A run of records:
○ ○ ○ ○ ○ ○ ○

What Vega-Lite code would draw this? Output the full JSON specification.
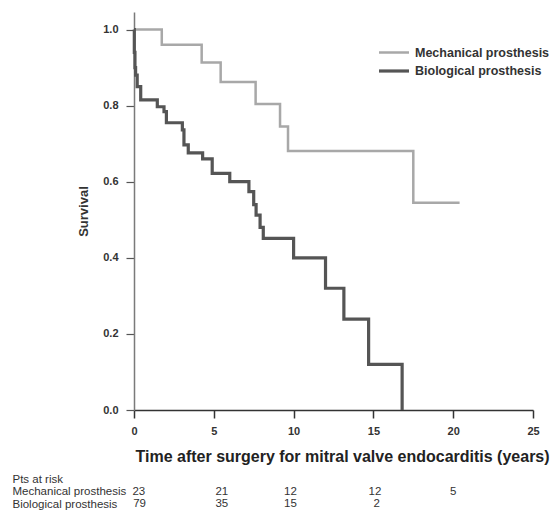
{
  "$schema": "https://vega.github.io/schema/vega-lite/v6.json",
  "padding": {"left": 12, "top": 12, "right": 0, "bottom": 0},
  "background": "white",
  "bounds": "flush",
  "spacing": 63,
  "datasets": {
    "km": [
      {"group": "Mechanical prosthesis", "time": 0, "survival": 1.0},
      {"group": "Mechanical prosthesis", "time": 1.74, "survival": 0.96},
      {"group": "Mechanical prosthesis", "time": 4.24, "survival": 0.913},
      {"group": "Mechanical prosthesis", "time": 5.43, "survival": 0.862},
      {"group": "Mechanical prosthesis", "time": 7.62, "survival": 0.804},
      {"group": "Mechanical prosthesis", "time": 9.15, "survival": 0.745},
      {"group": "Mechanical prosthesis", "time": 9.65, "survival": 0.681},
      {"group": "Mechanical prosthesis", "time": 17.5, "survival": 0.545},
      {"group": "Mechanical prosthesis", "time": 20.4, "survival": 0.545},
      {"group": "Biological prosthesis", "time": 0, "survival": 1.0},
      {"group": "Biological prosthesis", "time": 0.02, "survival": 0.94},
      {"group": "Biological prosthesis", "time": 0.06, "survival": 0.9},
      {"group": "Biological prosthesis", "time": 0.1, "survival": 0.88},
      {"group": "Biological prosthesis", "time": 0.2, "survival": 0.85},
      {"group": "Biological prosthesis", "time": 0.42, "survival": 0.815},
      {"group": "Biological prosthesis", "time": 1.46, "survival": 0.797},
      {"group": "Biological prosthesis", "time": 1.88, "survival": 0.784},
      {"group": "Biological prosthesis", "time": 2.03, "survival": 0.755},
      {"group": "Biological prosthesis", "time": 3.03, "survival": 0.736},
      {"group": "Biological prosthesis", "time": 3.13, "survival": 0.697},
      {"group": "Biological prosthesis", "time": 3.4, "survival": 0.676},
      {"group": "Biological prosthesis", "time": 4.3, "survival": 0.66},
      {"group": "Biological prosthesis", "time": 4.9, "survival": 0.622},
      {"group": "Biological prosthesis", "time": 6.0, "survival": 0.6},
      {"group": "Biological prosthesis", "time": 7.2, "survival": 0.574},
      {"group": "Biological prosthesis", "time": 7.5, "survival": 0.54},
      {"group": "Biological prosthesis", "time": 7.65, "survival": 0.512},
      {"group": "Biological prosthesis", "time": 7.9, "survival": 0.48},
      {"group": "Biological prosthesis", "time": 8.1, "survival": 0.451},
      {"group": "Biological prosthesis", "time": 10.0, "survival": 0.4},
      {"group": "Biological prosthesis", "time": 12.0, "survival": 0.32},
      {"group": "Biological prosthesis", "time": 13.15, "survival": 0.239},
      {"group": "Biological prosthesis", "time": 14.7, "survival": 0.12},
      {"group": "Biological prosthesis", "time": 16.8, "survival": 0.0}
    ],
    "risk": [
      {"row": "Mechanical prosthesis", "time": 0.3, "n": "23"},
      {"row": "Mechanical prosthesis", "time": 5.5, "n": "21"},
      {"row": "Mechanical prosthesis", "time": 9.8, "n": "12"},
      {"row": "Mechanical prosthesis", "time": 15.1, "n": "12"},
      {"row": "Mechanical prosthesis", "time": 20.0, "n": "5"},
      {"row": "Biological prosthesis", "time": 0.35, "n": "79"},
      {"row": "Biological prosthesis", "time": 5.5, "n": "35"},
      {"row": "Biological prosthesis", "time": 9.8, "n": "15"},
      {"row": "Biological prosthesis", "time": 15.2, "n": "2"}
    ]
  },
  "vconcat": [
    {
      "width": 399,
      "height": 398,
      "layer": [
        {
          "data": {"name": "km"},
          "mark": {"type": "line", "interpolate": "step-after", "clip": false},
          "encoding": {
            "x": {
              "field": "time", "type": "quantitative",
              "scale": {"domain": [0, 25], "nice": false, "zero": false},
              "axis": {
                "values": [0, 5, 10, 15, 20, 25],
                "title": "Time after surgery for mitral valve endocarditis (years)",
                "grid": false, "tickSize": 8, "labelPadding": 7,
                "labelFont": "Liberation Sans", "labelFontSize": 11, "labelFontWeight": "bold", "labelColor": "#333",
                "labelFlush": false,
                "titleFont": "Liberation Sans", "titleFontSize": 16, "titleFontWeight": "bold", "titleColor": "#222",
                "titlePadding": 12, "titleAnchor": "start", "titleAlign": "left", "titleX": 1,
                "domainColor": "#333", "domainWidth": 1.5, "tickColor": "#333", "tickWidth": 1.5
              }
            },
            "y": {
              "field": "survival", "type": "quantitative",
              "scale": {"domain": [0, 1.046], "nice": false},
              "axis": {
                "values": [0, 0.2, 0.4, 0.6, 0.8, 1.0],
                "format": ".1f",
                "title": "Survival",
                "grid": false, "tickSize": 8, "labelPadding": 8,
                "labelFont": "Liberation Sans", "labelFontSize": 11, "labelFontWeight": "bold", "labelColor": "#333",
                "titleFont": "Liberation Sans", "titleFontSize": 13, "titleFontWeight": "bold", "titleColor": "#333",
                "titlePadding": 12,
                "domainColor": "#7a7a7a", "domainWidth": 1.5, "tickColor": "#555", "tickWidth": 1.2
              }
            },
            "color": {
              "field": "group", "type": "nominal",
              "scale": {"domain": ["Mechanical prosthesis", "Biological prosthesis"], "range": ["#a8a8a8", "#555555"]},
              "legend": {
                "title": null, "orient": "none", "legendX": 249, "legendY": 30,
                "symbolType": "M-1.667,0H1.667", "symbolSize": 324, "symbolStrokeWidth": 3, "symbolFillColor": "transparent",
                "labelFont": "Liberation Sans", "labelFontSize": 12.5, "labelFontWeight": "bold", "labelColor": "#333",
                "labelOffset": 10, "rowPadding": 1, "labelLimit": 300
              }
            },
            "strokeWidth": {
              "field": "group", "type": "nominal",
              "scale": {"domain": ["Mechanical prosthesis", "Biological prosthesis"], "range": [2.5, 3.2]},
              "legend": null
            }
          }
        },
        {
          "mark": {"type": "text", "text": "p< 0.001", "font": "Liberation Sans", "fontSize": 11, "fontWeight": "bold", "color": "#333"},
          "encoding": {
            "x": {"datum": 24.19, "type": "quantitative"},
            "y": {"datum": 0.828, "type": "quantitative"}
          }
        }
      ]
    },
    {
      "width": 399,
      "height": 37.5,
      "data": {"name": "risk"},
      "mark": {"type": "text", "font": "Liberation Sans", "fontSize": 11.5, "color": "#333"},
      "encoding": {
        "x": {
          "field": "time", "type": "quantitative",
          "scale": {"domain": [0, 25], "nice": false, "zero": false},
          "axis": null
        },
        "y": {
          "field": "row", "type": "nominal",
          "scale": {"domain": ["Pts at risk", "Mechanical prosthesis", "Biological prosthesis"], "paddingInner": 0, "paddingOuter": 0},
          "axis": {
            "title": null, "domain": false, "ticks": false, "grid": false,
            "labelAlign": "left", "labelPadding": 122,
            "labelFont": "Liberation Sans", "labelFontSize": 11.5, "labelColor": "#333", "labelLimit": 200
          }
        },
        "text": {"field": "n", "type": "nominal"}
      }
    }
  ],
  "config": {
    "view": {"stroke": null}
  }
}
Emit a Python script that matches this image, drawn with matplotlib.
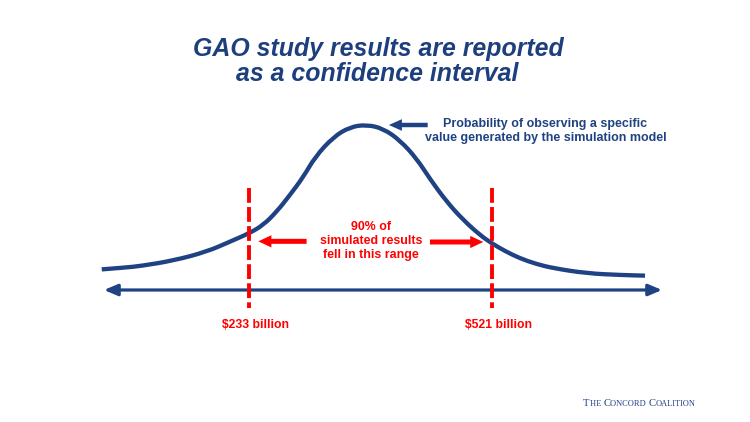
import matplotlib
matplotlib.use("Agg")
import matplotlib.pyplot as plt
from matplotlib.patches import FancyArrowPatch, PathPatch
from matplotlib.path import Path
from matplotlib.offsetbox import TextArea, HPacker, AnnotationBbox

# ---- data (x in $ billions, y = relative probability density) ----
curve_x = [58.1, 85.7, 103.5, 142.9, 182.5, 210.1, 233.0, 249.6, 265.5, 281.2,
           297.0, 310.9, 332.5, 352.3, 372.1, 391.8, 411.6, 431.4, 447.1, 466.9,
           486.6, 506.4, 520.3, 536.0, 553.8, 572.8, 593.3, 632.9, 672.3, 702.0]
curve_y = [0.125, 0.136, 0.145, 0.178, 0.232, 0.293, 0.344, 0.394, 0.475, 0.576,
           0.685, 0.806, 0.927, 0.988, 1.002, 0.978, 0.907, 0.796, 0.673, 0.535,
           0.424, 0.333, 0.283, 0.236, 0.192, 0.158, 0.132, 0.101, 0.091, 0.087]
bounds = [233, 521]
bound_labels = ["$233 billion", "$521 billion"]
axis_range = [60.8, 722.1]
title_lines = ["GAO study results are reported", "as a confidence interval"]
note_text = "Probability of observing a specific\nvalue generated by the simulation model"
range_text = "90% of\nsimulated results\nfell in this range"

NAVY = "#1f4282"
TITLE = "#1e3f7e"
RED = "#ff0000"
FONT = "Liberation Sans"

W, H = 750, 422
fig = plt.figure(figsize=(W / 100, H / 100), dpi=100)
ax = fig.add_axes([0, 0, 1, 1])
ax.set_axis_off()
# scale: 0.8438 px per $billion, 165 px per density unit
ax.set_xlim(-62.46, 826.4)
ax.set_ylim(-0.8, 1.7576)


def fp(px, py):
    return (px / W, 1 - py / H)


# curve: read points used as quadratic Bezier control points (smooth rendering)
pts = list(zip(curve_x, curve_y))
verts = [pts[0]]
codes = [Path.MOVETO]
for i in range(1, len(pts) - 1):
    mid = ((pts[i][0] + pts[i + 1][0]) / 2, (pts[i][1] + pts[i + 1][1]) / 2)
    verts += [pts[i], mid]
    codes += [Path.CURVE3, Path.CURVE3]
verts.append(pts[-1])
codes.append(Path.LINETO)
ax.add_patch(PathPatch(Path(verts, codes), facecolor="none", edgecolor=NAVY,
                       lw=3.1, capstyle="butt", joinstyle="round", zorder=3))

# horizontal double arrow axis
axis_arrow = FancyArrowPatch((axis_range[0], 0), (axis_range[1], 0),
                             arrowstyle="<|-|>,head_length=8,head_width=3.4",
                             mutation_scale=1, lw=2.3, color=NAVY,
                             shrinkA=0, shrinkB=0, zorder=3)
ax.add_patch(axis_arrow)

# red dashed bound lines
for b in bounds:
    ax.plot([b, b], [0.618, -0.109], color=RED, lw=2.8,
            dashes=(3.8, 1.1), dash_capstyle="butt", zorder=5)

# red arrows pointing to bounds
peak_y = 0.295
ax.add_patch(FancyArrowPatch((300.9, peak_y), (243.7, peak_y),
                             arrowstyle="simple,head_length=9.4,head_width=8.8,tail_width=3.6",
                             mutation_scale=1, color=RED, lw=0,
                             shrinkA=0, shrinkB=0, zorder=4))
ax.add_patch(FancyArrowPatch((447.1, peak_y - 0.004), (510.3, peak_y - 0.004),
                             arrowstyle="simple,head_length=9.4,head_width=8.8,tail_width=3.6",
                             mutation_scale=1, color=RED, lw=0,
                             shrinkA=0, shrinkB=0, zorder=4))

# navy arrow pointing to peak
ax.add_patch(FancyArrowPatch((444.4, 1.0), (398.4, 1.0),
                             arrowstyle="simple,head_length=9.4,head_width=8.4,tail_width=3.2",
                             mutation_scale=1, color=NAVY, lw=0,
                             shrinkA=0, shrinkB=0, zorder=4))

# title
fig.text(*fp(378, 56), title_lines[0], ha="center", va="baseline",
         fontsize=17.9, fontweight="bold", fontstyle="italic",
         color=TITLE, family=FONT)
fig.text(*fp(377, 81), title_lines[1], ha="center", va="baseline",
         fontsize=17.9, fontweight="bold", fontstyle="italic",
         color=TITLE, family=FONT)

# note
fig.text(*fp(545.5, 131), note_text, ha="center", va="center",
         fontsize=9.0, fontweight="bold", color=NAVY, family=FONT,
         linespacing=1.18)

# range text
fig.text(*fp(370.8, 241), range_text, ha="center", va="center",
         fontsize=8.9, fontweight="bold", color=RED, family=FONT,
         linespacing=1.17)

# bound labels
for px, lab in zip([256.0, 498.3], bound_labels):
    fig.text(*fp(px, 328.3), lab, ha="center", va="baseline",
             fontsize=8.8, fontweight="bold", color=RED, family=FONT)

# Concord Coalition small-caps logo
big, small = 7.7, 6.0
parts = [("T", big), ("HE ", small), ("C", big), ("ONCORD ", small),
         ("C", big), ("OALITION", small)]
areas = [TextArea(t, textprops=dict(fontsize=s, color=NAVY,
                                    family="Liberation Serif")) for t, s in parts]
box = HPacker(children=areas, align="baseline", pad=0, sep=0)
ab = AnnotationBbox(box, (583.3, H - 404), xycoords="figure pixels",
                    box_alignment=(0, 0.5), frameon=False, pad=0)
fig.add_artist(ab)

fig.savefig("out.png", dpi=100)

○ ○ ○ ○ ○ ○ ○

Exercise description —
Within the material above, find the lines that contain the word "this"; copy them.

Task output —
What Vega-Lite code would draw this? Output the full JSON specification.
Emit a Python script that matches this image, drawn with matplotlib.
range_text = "90% of\nsimulated results\nfell in this range"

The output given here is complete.